After encouraging massive investment to boost the capital’s hotel infrastructure ahead of the 2004 Games, the government and Olympic organizers have failed to properly advertise Athens as an international tourist destination, hoteliers complained yesterday.

The Athens Hoteliers’ Association told a press conference yesterday that a total of 1.3 billion euros is being plowed into hotel infrastructure ahead of next August’s Olympics — 900 million on upgrading existing units and 400 million on building new ones. The city will have 5,000 new hotel beds in time for the Games, a 9.5 percent increase.

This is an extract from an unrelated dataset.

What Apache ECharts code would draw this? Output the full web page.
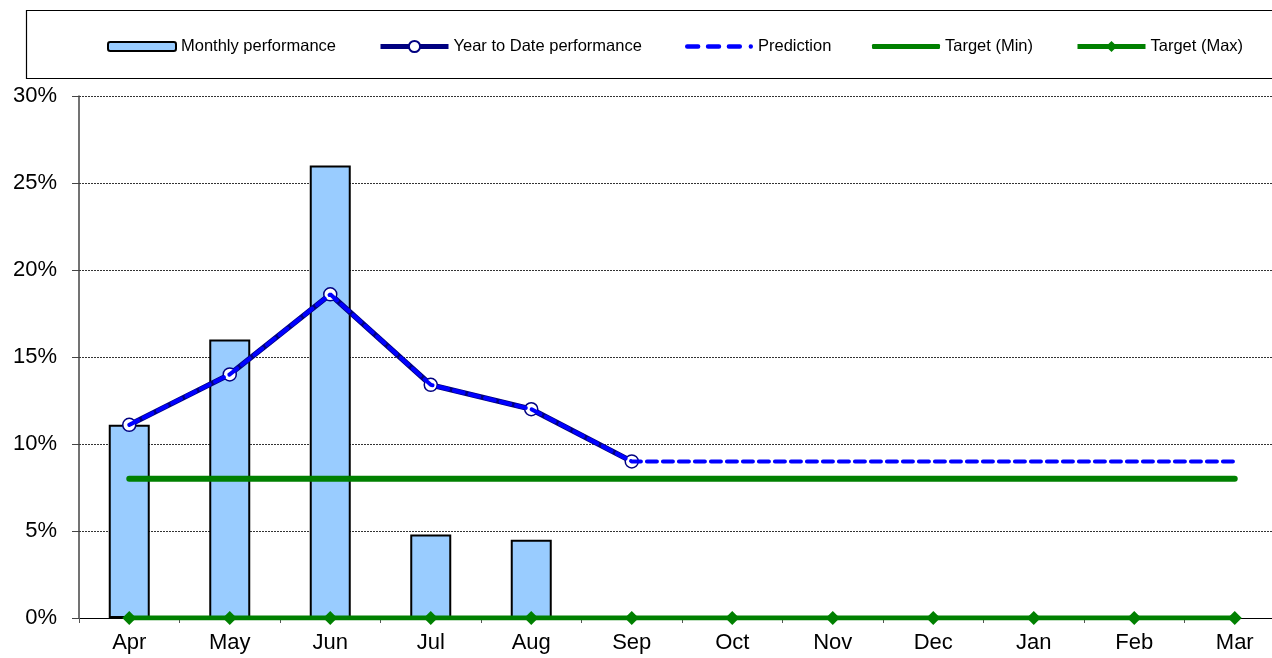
<!DOCTYPE html>
<html>
<head>
<meta charset="utf-8">
<script src="https://cdn.jsdelivr.net/npm/echarts@6/dist/echarts.min.js"></script>
<style>
  html, body { margin: 0; padding: 0; background: #fff; overflow: hidden; }
  /* the plot runs a little past the right edge of the window, as in the original */
  #chart { width: 1290px; height: 658px; }
</style>
</head>
<body>
<div id="chart"></div>
<script>
const months = ["Apr", "May", "Jun", "Jul", "Aug", "Sep", "Oct", "Nov", "Dec", "Jan", "Feb", "Mar"];
const monthly = [11.1, 16.0, 26.0, 4.8, 4.5, null, null, null, null, null, null, null];
const ytd = [11.1, 14.0, 18.6, 13.4, 12.0, 9.0, null, null, null, null, null, null];
const prediction = [11.1, 14.0, 18.6, 13.4, 12.0, 9.0, 9.0, 9.0, 9.0, 9.0, 9.0, 9.0];
const targetMin = [8, 8, 8, 8, 8, 8, 8, 8, 8, 8, 8, 8];
const targetMax = [0, 0, 0, 0, 0, 0, 0, 0, 0, 0, 0, 0];
const yTicks = [0, 5, 10, 15, 20, 25, 30];

const chart = echarts.init(document.getElementById("chart"));

const legendText = { fontFamily: "Liberation Sans, Arial", fontSize: 16.5, color: "#000" };
// one legend per item so each sits where the original puts it
const legendAt = (item, left, extra) => Object.assign({
  data: [item],
  left: left,
  top: 33,
  itemWidth: 68,
  itemHeight: 14,
  textStyle: legendText,
  selectedMode: false,
  lineStyle: { width: 5 }
}, extra || {});

// three dashes and a dot, like the original key
const dashIcon = "path://M2,0h10a2,2 0 0 1 0,4h-10a2,2 0 0 1 0,-4z" +
  "M21,0h10a2,2 0 0 1 0,4h-10a2,2 0 0 1 0,-4z" +
  "M40,0h10a2,2 0 0 1 0,4h-10a2,2 0 0 1 0,-4z" +
  "M60,0a2,2 0 0 1 0,4a2,2 0 0 1 0,-4z";

const option = {
  animation: false,
  backgroundColor: "#fff",
  graphic: [
    {
      type: "rect",
      shape: { x: 26.5, y: 10.5, width: 1300, height: 68 },
      style: { fill: "none", stroke: "#000", lineWidth: 1.2 },
      z: -1
    }
  ],
  legend: [
    legendAt("Monthly performance", 102, { itemHeight: 9 }),
    legendAt("Year to Date performance", 373),
    legendAt({ name: "Prediction", icon: dashIcon }, 680, { itemHeight: 5 }),
    legendAt({ name: "Target (Min)", icon: "roundRect" }, 867, { itemHeight: 5 }),
    legendAt("Target (Max)", 1070)
  ],
  grid: { left: 79, right: 5, top: 96, bottom: 40 },
  xAxis: {
    type: "category",
    data: months,
    boundaryGap: true,
    axisLine: { lineStyle: { color: "#000", width: 1 } },
    axisTick: { show: true, length: 5, lineStyle: { color: "#555" } },
    axisLabel: { fontFamily: "Liberation Sans, Arial", fontSize: 22, color: "#000", margin: 14 }
  },
  yAxis: {
    type: "value",
    min: yTicks[0],
    max: yTicks[yTicks.length - 1],
    interval: 5,
    axisLine: { show: true, lineStyle: { color: "#444", width: 1.5 } },
    axisTick: { show: true, length: 7, lineStyle: { color: "#444" } },
    axisLabel: {
      fontFamily: "Liberation Sans, Arial",
      fontSize: 22,
      color: "#000",
      margin: 22,
      formatter: v => v + "%"
    },
    splitLine: { show: true, lineStyle: { color: "#333", type: [2, 1], width: 1 } }
  },
  series: [
    {
      name: "Monthly performance",
      type: "bar",
      data: monthly,
      barWidth: 41,
      itemStyle: { color: "#99CCFF", borderColor: "#000", borderWidth: 2 },
      z: 1
    },
    {
      name: "Target (Min)",
      type: "line",
      data: targetMin,
      showSymbol: false,
      symbol: "none",
      lineStyle: { color: "#008000", width: 6, cap: "round" },
      itemStyle: { color: "#008000" },
      z: 3
    },
    {
      name: "Target (Max)",
      type: "line",
      data: targetMax,
      symbol: "diamond",
      symbolSize: 14,
      lineStyle: { color: "#008000", width: 5 },
      itemStyle: { color: "#008000" },
      z: 3
    },
    {
      name: "Year to Date performance",
      type: "line",
      data: ytd,
      symbol: "circle",
      symbolSize: 13,
      lineStyle: { color: "#000080", width: 5.5 },
      itemStyle: { color: "#fff", borderColor: "#000080", borderWidth: 1.5 },
      z: 4
    },
    {
      name: "Prediction",
      type: "line",
      data: prediction,
      showSymbol: false,
      symbol: "none",
      lineStyle: { color: "#0000FF", width: 4, type: [10, 6], cap: "round" },
      itemStyle: { color: "#0000FF" },
      z: 5
    }
  ]
};

chart.setOption(option);
</script>
</body>
</html>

But in January-August 2003, occupancy rates at Attica hotels — most of which are in the capital — have fallen 12.5 percent over the corresponding period of 2002, the association said, resulting in losses of 25-30 million euros for hoteliers.

Overall stays in Athens were 15-20 percent lower than in Sydney before the 2000 Olympics, hoteliers said, blaming the government for not having done enough to sell the city as a destination, rather than a simple stopover for visitors heading to island or other mainland resorts.

“We were promised Athens would be intensively promoted as a tourist destination abroad,” the association’s chairman, Giorgos Tsakiris, told Agence France-Presse. “None of that has materialized.” Tsakiris said the association would not rule out legal action to force the government and the organizing committee to fulfill their part of a deal under which hoteliers would boost infrastructure ahead of the Games in return for state promotion.

The state-run Greek National Tourism Organization countered that it would have been foolish to advertise Athens during the Iraq war.

An overwhelming 95 percent of rooms in top Athens hotels have been reserved for assorted Olympics officials during the Games.